The actions taken as part of Operation TLC saved energy as well as benefitting patients. Turning lights off is an obvious saving, as is turning off equipment that is not in use, but the energy saving resulting from closing doors is related to the design of new hospitals. Wards are kept at different temperatures as required for treatment of patients, ranging from 18 to 26oC, so closing doors can reduce undesirable transfer of heated or cooled air into corridors. There are also wards kept at a slightly lower air pressure, to contain pathogens from contagious patients, and wards at higher air pressure to protect those with suppressed immune systems – keeping doors closed reduces the energy needed to maintain the required pressure difference.

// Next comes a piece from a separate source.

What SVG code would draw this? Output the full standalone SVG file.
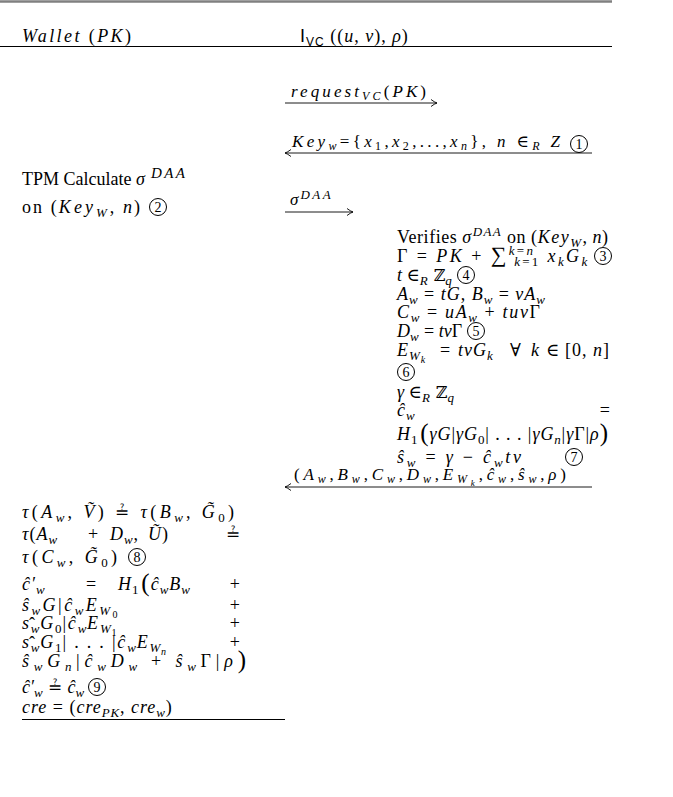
<svg xmlns="http://www.w3.org/2000/svg" width="673" height="797" viewBox="0 0 673 797">
<style>
text { font-family: "Liberation Serif", "DejaVu Serif", serif; font-size: 18px; fill: #000; }
.m { letter-spacing: 1px; }
.m2 { letter-spacing: 1.8px; }
.m0 { letter-spacing: 0px; }
.i { font-style: italic; }
.r { font-style: normal; }
.s { font-size: 13px; letter-spacing: 0.8px; }
.ss { font-size: 10px; letter-spacing: 0.5px; }
.sup { font-size: 15px; letter-spacing: 2.5px; }
.lbl { font-size: 17px; font-style: italic; }
.ls { font-size: 12px; }
.lss { font-size: 9px; }
.bb { font-family: "DejaVu Serif", serif; font-style: normal; font-size: 16px; }
.q { font-family: "DejaVu Serif", serif; font-style: normal; font-size: 17px; }
.cn { font-size: 14px; text-anchor: middle; }
.ring { fill: none; stroke: #000; stroke-width: 1; }
.sf { font-family: "Liberation Sans", sans-serif; font-style: normal; }
.rule { stroke: #000; stroke-width: 1.2; }
.top { stroke: #808080; stroke-width: 2.5; }
.arr { stroke: #000; stroke-width: 0.9; fill: none; }
</style>
<defs>
<marker id="ah" viewBox="-8 -5 10 10" refX="0" refY="0" markerWidth="10" markerHeight="10" orient="auto-start-reverse" markerUnits="userSpaceOnUse">
<path d="M-6,-3.5 Q-2.5,-0.8 0,0 Q-2.5,0.8 -6,3.5" fill="none" stroke="#000" stroke-width="0.9"/>
</marker>
</defs>

<g id="rules">
<line class="top" x1="0" y1="1.5" x2="612" y2="1.5"/>
<line class="rule" x1="0" y1="46.5" x2="612" y2="46.5"/>
<line class="rule" x1="22" y1="719.5" x2="285" y2="719.5"/>
</g>

<g id="header">
<text x="22" y="42" class="i m" textLength="110" lengthAdjust="spacing">Wallet <tspan class="r">(</tspan>PK<tspan class="r">)</tspan></text>
<text x="300" y="42" class="m"><tspan class="sf">I</tspan><tspan class="sf" font-size="12" dy="4">VC</tspan><tspan dy="-4"> ((</tspan><tspan class="i">u</tspan>, <tspan class="i">v</tspan>), <tspan class="i">ρ</tspan>)</text>
</g>

<g id="connectors">
<line class="arr" x1="285" y1="103" x2="437" y2="103" marker-end="url(#ah)"/>
<line class="arr" x1="285" y1="153" x2="592" y2="153" marker-start="url(#ah)"/>
<line class="arr" x1="285" y1="212" x2="353" y2="212" marker-end="url(#ah)"/>
<line class="arr" x1="285" y1="487" x2="592" y2="487" marker-start="url(#ah)"/>
</g>

<g id="connector-labels">
<text class="lbl" x="291" y="97" textLength="135" lengthAdjust="spacing">request<tspan class="ls" dy="3">VC</tspan><tspan class="r" dy="-3">(</tspan>PK<tspan class="r">)</tspan></text>
<text class="lbl" x="292" y="147" textLength="268" lengthAdjust="spacing">Key<tspan class="ls" dy="3">w</tspan><tspan class="r" dy="-3">={</tspan>x<tspan class="ls r" dy="3">1</tspan><tspan class="r" dy="-3">,</tspan>x<tspan class="ls r" dy="3">2</tspan><tspan class="r" dy="-3">,...,</tspan>x<tspan class="ls" dy="3">n</tspan><tspan class="r" dy="-3">}, </tspan>n <tspan class="r">∈</tspan><tspan class="ls" dy="3">R</tspan><tspan dy="-3"> Z</tspan></text>
<text class="lbl" x="290" y="205">σ<tspan font-size="13" letter-spacing="2.5" dx="2" dy="-6">DAA</tspan></text>
<text class="lbl" x="294" y="480" textLength="272" lengthAdjust="spacing"><tspan class="r">(</tspan>A<tspan class="ls" dy="3">w</tspan><tspan class="r" dy="-3">,</tspan>B<tspan class="ls" dy="3">w</tspan><tspan class="r" dy="-3">,</tspan>C<tspan class="ls" dy="3">w</tspan><tspan class="r" dy="-3">,</tspan>D<tspan class="ls" dy="3">w</tspan><tspan class="r" dy="-3">,</tspan>E<tspan class="ls" dy="3">W</tspan><tspan class="lss" dy="3">k</tspan><tspan class="r" dy="-6">,</tspan>ĉ<tspan class="ls" dy="3">w</tspan><tspan class="r" dy="-3">,</tspan>ŝ<tspan class="ls" dy="3">w</tspan><tspan class="r" dy="-3">,</tspan>ρ<tspan class="r">)</tspan></text>
<g id="mark-1"><circle class="ring" cx="579" cy="144" r="8.5"/><text class="cn" x="579" y="149">1</text></g>
</g>

<g id="wallet-tpm">
<text x="22" y="185">TPM Calculate <tspan class="i m">σ</tspan><tspan class="i sup" dx="5" dy="-7">DAA</tspan></text>
<text x="22" y="213" textLength="118" lengthAdjust="spacing">on (<tspan class="i m">Key</tspan><tspan class="i s" dy="4">W</tspan><tspan dy="-4">, </tspan><tspan class="i">n</tspan>)</text>
<g id="mark-2"><circle class="ring" cx="158" cy="207" r="8.5"/><text class="cn" x="158" y="212">2</text></g>
</g>

<g id="verifier">
<text x="397" y="243" textLength="211" lengthAdjust="spacing">Verifies <tspan class="i m">σ</tspan><tspan class="i s" dy="-7">DAA</tspan><tspan dy="7"> on (</tspan><tspan class="i m">Key</tspan><tspan class="i s" dy="4">W</tspan><tspan dy="-4">, </tspan><tspan class="i">n</tspan>)</text>
<text x="397" y="262" class="m" textLength="191" lengthAdjust="spacing">Γ = <tspan class="i">PK</tspan> + <tspan font-size="22">∑</tspan><tspan class="i s" font-size="12" dy="-7">k</tspan><tspan class="s" font-size="12">=</tspan><tspan class="i s" font-size="12">n</tspan><tspan class="i s" font-size="12" dx="-21" dy="11">k</tspan><tspan class="s" font-size="12">=1</tspan><tspan dy="-4"> </tspan><tspan class="i">x</tspan><tspan class="i s" dy="4">k</tspan><tspan class="i" dy="-4">G</tspan><tspan class="i s" dy="4">k</tspan></text>
<g id="mark-3"><circle class="ring" cx="603" cy="256" r="8.5"/><text class="cn" x="603" y="261">3</text></g>
<text x="397" y="281" class="m0"><tspan class="i">t</tspan> ∈<tspan class="i s" dy="4">R</tspan><tspan class="bb" dy="-4"> ℤ</tspan><tspan class="i s" dy="4">q</tspan></text>
<g id="mark-4"><circle class="ring" cx="466" cy="275" r="8.5"/><text class="cn" x="466" y="280">4</text></g>
<text x="397" y="300" class="m"><tspan class="i">A</tspan><tspan class="i s" dy="4">w</tspan><tspan dy="-4"> = </tspan><tspan class="i">tG</tspan>, <tspan class="i">B</tspan><tspan class="i s" dy="4">w</tspan><tspan dy="-4"> = </tspan><tspan class="i">vA</tspan><tspan class="i s" dy="4">w</tspan></text>
<text x="397" y="318" class="m" textLength="144" lengthAdjust="spacing"><tspan class="i">C</tspan><tspan class="i s" dy="4">w</tspan><tspan dy="-4"> = </tspan><tspan class="i">uA</tspan><tspan class="i s" dy="4">w</tspan><tspan dy="-4"> + </tspan><tspan class="i">tuv</tspan>Γ</text>
<text x="397" y="337" class="m0"><tspan class="i">D</tspan><tspan class="i s" dy="4">w</tspan><tspan dy="-4"> = </tspan><tspan class="i">tv</tspan>Γ</text>
<g id="mark-5"><circle class="ring" cx="476" cy="331" r="8.5"/><text class="cn" x="476" y="336">5</text></g>
<text x="397" y="356" class="m"><tspan class="i">E</tspan><tspan class="i s" dy="4">W</tspan><tspan class="i ss" dy="3">k</tspan></text>
<text x="440" y="356">=</text>
<text x="458" y="356" class="i m">tvG<tspan class="s" dy="4">k</tspan></text>
<text x="510" y="356">∀</text>
<text x="531" y="356" class="i">k</text>
<text x="546" y="356">∈</text>
<text x="610" y="356" text-anchor="end" class="m">[0, <tspan class="i">n</tspan>]</text>
<g id="mark-6"><circle class="ring" cx="406" cy="372" r="8.5"/><text class="cn" x="406" y="377">6</text></g>
<text x="397" y="398" class="m0"><tspan class="i">γ</tspan> ∈<tspan class="i s" dy="4">R</tspan><tspan class="bb" dy="-4"> ℤ</tspan><tspan class="i s" dy="4">q</tspan></text>
<text x="397" y="416" class="i m">ĉ<tspan class="s" dy="4">w</tspan></text>
<text x="610" y="416" text-anchor="end">=</text>
<text x="397" y="440" class="m" textLength="212" lengthAdjust="spacing"><tspan class="i">H</tspan><tspan class="s" dy="4">1</tspan><tspan font-size="25" dx="2" dy="-3">(</tspan><tspan class="i" dy="-1">γG</tspan>|<tspan class="i">γG</tspan><tspan class="s" dy="4">0</tspan><tspan dy="-4">| . . . |</tspan><tspan class="i">γG</tspan><tspan class="i s" dy="4">n</tspan><tspan dy="-4">|</tspan><tspan class="i">γ</tspan>Γ|<tspan class="i">ρ</tspan><tspan font-size="25" dy="1">)</tspan></text>
<text x="397" y="463" class="m" textLength="125" lengthAdjust="spacing"><tspan class="i">ŝ</tspan><tspan class="i s" dy="4">w</tspan><tspan dy="-4"> = </tspan><tspan class="i">γ</tspan> − <tspan class="i">ĉ</tspan><tspan class="i s" dy="4">w</tspan><tspan class="i" dy="-4">tv</tspan></text>
<g id="mark-7"><circle class="ring" cx="574" cy="457" r="8.5"/><text class="cn" x="574" y="462">7</text></g>
</g>

<g id="wallet-verify">
<text x="22" y="518" class="m" textLength="213" lengthAdjust="spacing"><tspan class="i">τ</tspan>(<tspan class="i">A</tspan><tspan class="i s" dy="4">w</tspan><tspan dy="-4">, </tspan><tspan class="i">V&#x303;</tspan>) <tspan class="q">≟</tspan> <tspan class="i">τ</tspan>(<tspan class="i">B</tspan><tspan class="i s" dy="4">w</tspan><tspan dy="-4">, </tspan><tspan class="i">G&#x303;</tspan><tspan class="s" dy="4">0</tspan><tspan dy="-4">)</tspan></text>
<text x="22" y="540" class="m"><tspan class="i">τ</tspan>(<tspan class="i">A</tspan><tspan class="i s" dy="4">w</tspan></text>
<text x="88" y="540">+</text>
<text x="110" y="540" class="m"><tspan class="i">D</tspan><tspan class="i s" dy="4">w</tspan><tspan dy="-4">,</tspan></text>
<text x="148" y="540" class="m"><tspan class="i">U&#x303;</tspan>)</text>
<text x="240" y="540" text-anchor="end" class="q">≟</text>
<text x="22" y="563" class="m" textLength="96" lengthAdjust="spacing"><tspan class="i">τ</tspan>(<tspan class="i">C</tspan><tspan class="i s" dy="4">w</tspan><tspan dy="-4">, </tspan><tspan class="i">G&#x303;</tspan><tspan class="s" dy="4">0</tspan><tspan dy="-4">)</tspan></text>
<g id="mark-8"><circle class="ring" cx="137" cy="557" r="8.5"/><text class="cn" x="137" y="562">8</text></g>
<text x="22" y="590" class="i m">ĉ′<tspan class="s" dy="4">w</tspan></text>
<text x="86" y="590">=</text>
<text x="118" y="590" class="m"><tspan class="i">H</tspan><tspan class="s" dy="4">1</tspan><tspan font-size="25" dx="2" dy="-3">(</tspan><tspan class="i" dy="-1">ĉ</tspan><tspan class="i s" dy="4">w</tspan><tspan class="i" dy="-4">B</tspan><tspan class="i s" dy="4">w</tspan></text>
<text x="240" y="590" text-anchor="end">+</text>
<text x="22" y="611" class="m" textLength="96" lengthAdjust="spacing"><tspan class="i">ŝ</tspan><tspan class="i s" dy="4">w</tspan><tspan class="i" dy="-4">G</tspan>|<tspan class="i">ĉ</tspan><tspan class="i s" dy="4">w</tspan><tspan class="i" dy="-4">E</tspan><tspan class="i s" dy="4">W</tspan><tspan class="ss" dy="3">0</tspan></text>
<text x="240" y="611" text-anchor="end">+</text>
<text x="22" y="629" class="m2"><tspan class="i">s</tspan><tspan class="i s" dy="4">w</tspan><tspan class="i" dy="-4">G</tspan><tspan class="s" dy="4">0</tspan><tspan dy="-4">|</tspan><tspan class="i">ĉ</tspan><tspan class="i s" dy="4">w</tspan><tspan class="i" dy="-4">E</tspan><tspan class="i s" dy="4">W</tspan><tspan class="ss" dy="3">1</tspan><tspan x="29" y="630">ˆ</tspan></text>
<text x="240" y="629" text-anchor="end">+</text>
<text x="22" y="648" class="m2"><tspan class="i">s</tspan><tspan class="i s" dy="4">w</tspan><tspan class="i" dy="-4">G</tspan><tspan class="s" dy="4">1</tspan><tspan dy="-4">| . . . |</tspan><tspan class="i">ĉ</tspan><tspan class="i s" dy="4">w</tspan><tspan class="i" dy="-4">E</tspan><tspan class="i s" dy="4">W</tspan><tspan class="i ss" dy="3">n</tspan><tspan x="29" y="649">ˆ</tspan></text>
<text x="240" y="648" text-anchor="end">+</text>
<text x="22" y="667" class="m" textLength="225" lengthAdjust="spacing"><tspan class="i">ŝ</tspan><tspan class="i s" dy="4">w</tspan><tspan class="i" dy="-4">G</tspan><tspan class="i s" dy="4">n</tspan><tspan dy="-4">|</tspan><tspan class="i">ĉ</tspan><tspan class="i s" dy="4">w</tspan><tspan class="i" dy="-4">D</tspan><tspan class="i s" dy="4">w</tspan><tspan dy="-4"> + </tspan><tspan class="i">ŝ</tspan><tspan class="i s" dy="4">w</tspan><tspan dy="-4">Γ|</tspan><tspan class="i">ρ</tspan><tspan font-size="25" dy="1">)</tspan></text>
<text x="22" y="693" class="m" textLength="63" lengthAdjust="spacing"><tspan class="i">ĉ′</tspan><tspan class="i s" dy="4">w</tspan><tspan class="q" dy="-4"> ≟ </tspan><tspan class="i">ĉ</tspan><tspan class="i s" dy="4">w</tspan></text>
<g id="mark-9"><circle class="ring" cx="97" cy="687" r="8.5"/><text class="cn" x="97" y="692">9</text></g>
<text x="22" y="713" class="m"><tspan class="i">cre</tspan> = (<tspan class="i">cre</tspan><tspan class="i s" dy="4">PK</tspan><tspan dy="-4">, </tspan><tspan class="i">cre</tspan><tspan class="i s" dy="4">w</tspan><tspan dy="-4">)</tspan></text>
</g>
</svg>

Royal London Hospital new building

How much does it cost?

The first phase of Operation TLC cost about £90,000, mainly accounted for by the staff time required to deliver a face-to-face programme. This was paid by Barts Health, Skanska and GE, and funding for phase two has been secured from the Department of Health.

The future

GAP is already working with the Department of Health to roll Operation TLC out to the other hospitals in Barts Health NHS Trust as well as Frimley Park Hospital in Surrey. Furthermore, Barts Health and Skanksa have included phase three of Operation TLC in an Energy Performance Contract for the three non-PFI hospitals in the Trust, with a requirement for annual savings in excess of £60,000. The contract commits them to delivering energy savings for the Trust through technical and behavioural measures, and the resulting financial savings are used to pay the financier of the work, Sustainable Development Capital Ltd. GAP and Skanska are setting up a similar contract with Kent and Medway Partnership Trust.

GAP is also developing a platform tool to embed and scale sustainability in hospitals. 

The approach GAP has taken in designing Operation TLC, i.e. finding the right motivations for the organisation in which behaviour change is needed, is also applicable outside the health sector. Wider use of this approach could deliver significant energy and cost savings in many private and public organisations.